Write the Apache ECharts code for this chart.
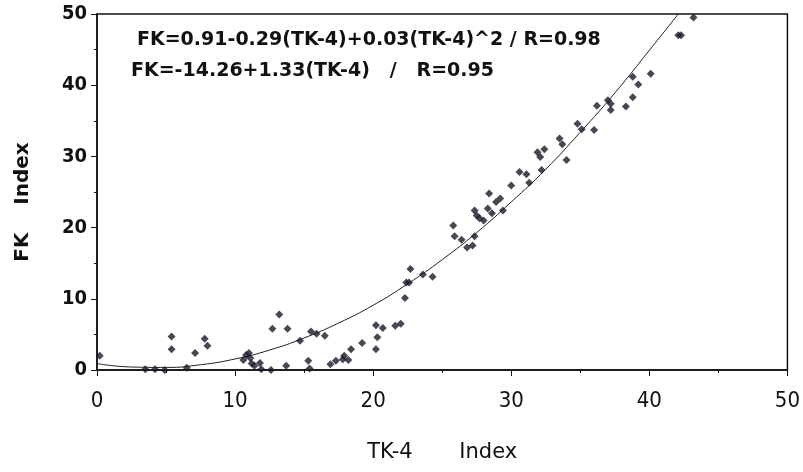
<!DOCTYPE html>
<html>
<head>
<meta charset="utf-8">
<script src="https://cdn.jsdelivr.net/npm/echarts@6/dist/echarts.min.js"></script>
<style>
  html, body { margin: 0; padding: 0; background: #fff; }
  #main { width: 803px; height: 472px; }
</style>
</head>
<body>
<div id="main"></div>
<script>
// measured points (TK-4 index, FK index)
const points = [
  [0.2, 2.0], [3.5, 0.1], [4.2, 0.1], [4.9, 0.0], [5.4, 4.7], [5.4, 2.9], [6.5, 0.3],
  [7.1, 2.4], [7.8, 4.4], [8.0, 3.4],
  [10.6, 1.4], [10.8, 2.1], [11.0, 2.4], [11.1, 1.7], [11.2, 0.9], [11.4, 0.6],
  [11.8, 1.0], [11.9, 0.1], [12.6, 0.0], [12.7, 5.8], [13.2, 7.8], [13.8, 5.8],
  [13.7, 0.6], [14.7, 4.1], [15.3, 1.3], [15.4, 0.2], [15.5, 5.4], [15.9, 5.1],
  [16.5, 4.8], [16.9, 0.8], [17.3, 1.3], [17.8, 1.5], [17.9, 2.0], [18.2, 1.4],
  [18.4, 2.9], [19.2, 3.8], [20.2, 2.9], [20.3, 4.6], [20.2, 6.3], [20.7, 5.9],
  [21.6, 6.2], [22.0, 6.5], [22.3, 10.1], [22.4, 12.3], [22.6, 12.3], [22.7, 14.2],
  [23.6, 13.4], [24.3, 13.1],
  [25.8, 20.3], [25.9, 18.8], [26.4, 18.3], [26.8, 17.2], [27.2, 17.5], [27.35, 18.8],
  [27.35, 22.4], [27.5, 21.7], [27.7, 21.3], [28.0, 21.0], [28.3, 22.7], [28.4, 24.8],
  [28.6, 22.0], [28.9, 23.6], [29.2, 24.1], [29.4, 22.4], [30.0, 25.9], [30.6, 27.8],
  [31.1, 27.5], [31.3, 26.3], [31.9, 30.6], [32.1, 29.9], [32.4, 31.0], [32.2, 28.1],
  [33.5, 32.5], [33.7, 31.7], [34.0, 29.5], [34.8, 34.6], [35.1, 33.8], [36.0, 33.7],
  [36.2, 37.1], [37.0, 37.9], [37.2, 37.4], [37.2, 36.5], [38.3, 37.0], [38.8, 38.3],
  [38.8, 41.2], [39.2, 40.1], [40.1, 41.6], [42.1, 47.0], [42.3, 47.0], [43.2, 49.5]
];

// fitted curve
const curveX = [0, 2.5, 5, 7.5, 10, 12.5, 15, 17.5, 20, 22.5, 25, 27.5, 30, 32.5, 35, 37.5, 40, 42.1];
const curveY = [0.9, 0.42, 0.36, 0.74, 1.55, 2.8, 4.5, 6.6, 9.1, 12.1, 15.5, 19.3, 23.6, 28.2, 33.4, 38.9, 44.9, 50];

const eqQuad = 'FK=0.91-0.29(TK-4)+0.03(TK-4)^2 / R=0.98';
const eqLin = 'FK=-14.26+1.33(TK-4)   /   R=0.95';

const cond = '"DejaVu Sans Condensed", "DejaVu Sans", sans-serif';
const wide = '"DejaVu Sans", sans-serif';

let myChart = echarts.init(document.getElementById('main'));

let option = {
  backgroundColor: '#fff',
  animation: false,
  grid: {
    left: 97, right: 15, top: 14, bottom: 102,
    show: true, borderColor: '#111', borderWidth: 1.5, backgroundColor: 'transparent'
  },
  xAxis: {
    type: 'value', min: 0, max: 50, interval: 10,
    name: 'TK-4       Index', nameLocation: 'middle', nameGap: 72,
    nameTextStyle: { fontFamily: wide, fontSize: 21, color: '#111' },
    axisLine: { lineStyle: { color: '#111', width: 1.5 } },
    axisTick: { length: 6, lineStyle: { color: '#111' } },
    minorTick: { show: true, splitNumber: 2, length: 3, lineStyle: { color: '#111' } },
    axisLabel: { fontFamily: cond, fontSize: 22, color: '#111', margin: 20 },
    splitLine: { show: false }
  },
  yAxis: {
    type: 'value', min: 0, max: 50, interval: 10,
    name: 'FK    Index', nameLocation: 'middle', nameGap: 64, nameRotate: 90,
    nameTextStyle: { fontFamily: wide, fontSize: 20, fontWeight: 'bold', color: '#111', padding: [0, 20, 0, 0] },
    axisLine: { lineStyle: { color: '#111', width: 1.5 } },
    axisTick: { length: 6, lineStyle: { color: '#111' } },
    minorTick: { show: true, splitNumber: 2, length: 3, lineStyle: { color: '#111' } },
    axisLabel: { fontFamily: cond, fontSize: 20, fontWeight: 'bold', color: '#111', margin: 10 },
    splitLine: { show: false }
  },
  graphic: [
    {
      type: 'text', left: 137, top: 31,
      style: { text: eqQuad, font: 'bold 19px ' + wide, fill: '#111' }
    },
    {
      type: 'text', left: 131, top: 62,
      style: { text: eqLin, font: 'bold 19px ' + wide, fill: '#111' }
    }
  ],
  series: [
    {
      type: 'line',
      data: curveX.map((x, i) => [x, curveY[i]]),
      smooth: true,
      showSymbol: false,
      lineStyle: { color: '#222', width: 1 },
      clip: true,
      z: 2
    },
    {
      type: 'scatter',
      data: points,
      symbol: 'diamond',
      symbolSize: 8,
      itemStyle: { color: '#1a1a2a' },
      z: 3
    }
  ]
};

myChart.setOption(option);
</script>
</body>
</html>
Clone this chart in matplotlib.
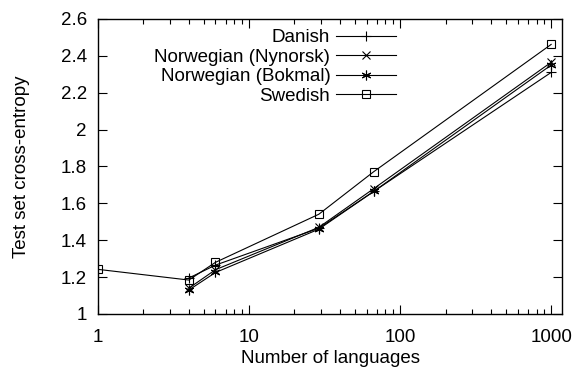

········

_Given exercise_:
Show every line above in which the word "this" occurs.

_Solution_:
Write the Apache ECharts code for this chart.
Clone this chart in matplotlib.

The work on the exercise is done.